The accident, her infection — none of it mattered when she was on the water. With her kayak and paddle, she could go faster than she ever could on her legs.
Mason wears her name tag, walkie talkie and life jacket with pride, knowing she is restoring life to the springs as it renews the passion within her.
Mason kayaked for months across the High Springs area, spending time in Poe and Rainbow Springs. Often, she found herself drawn to the quiet Gilchrist Blue, lesser known than other local waters. There, underneath trees and surrounded by leagues of turtles, she would have time to row onward. She would even educate people paddling beside her, teaching them the importance of keeping the springs clean.
In November 2020, Sandi Kalilich-Richmond, a Blue Springs volunteer coordinator, approached Mason about applying to work at the park as a volunteer ranger. Mason was thrilled: a place to work where she could help people in her element, in her own way.
The park created the Springs Ambassador Program for Mason. As volunteer ambassador of the water, she would be the first volunteer park ranger to be in a kayak for the majority of her shift.
In moments when she is not monitoring water quality or picking up litter, she takes in the quiet, healing cool of the springs she loves.
In 2022, Mason received a certificate of recognition for logging more than 660 hours of volunteering in fewer than two years of work.
She’s the first face people see, a symbol of environmental protection and perseverance as the rangers fight to preserve the unique biodiversity of the Florida springs. Mason may not remember all the names of the hundreds of visitors she interacts with every week, but they always remember hers.
Before leaving for the day, Mason kayaks down Naked Springs, a roped-off tributary to the right of the main springs. The trees above form a thick blanket over the silent clearing.

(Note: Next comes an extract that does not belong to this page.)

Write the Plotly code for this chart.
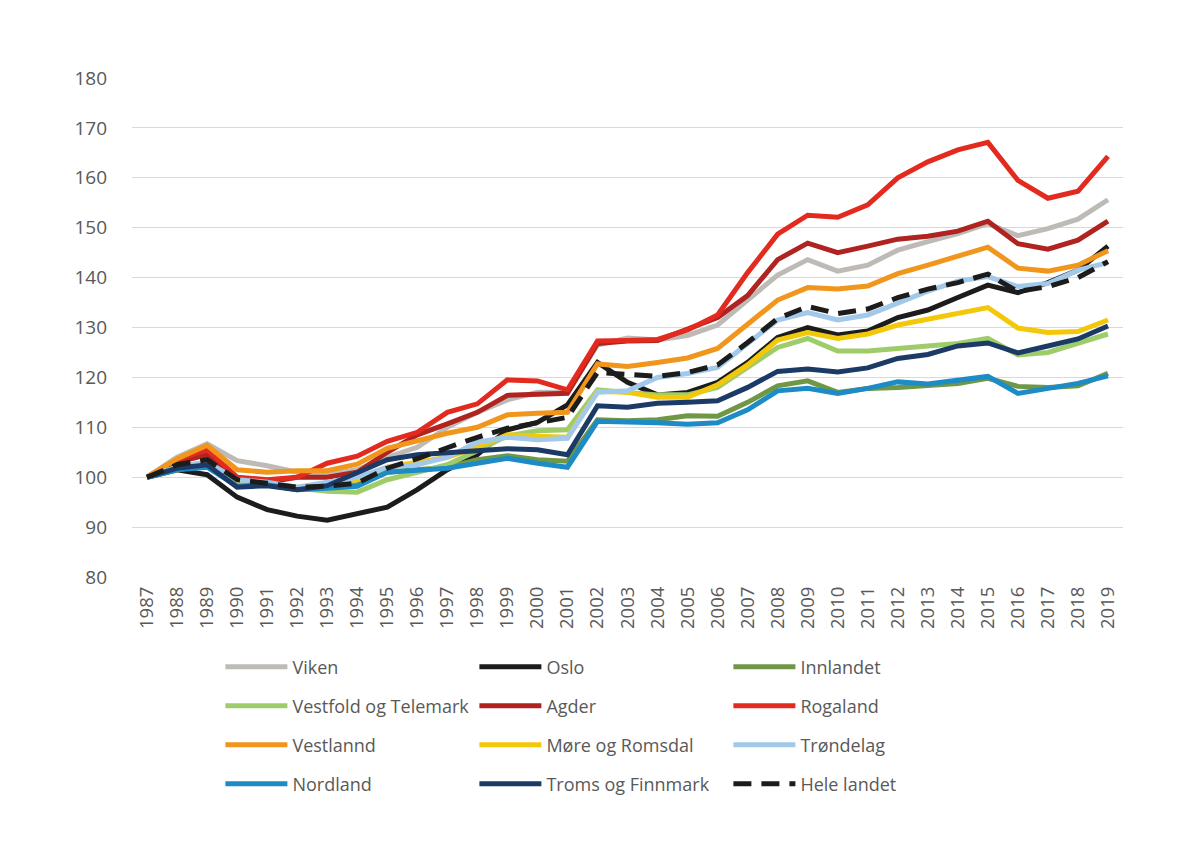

Once flush with wildlife, the water here is empty and still. Before the springs had been officially deemed a state park, vacationers ravaged the area with litter and debauchery, trampling the springs’ plants until they were nearly eradicated from the area and left almost uninhabitable for wildlife. As part of the springs’ restoration project, the section is closed off from all guests. Only biologists and park rangers are allowed in the area.
Mason steers the kayak to the middle of the expanse and ruminates for a moment. The movement of her paddles sends gentle ripples down the crystalline pool, the sole noise emanating from the water lapping at the edge of her kayak. Here, in the safe, soothing hands of nature, she is free.
Performing the last of her routine inspections, she peers down into the springs. Bits of eel grass sprout along the floor. Content with the progress, Mason calls in an update to the park rangers on her walkie-talkie. Then, as she turns to leave, she spots a lone turtle, perched on the edge of a felled tree. She smiles, rejoicing in the knowledge that some wounds heal with time.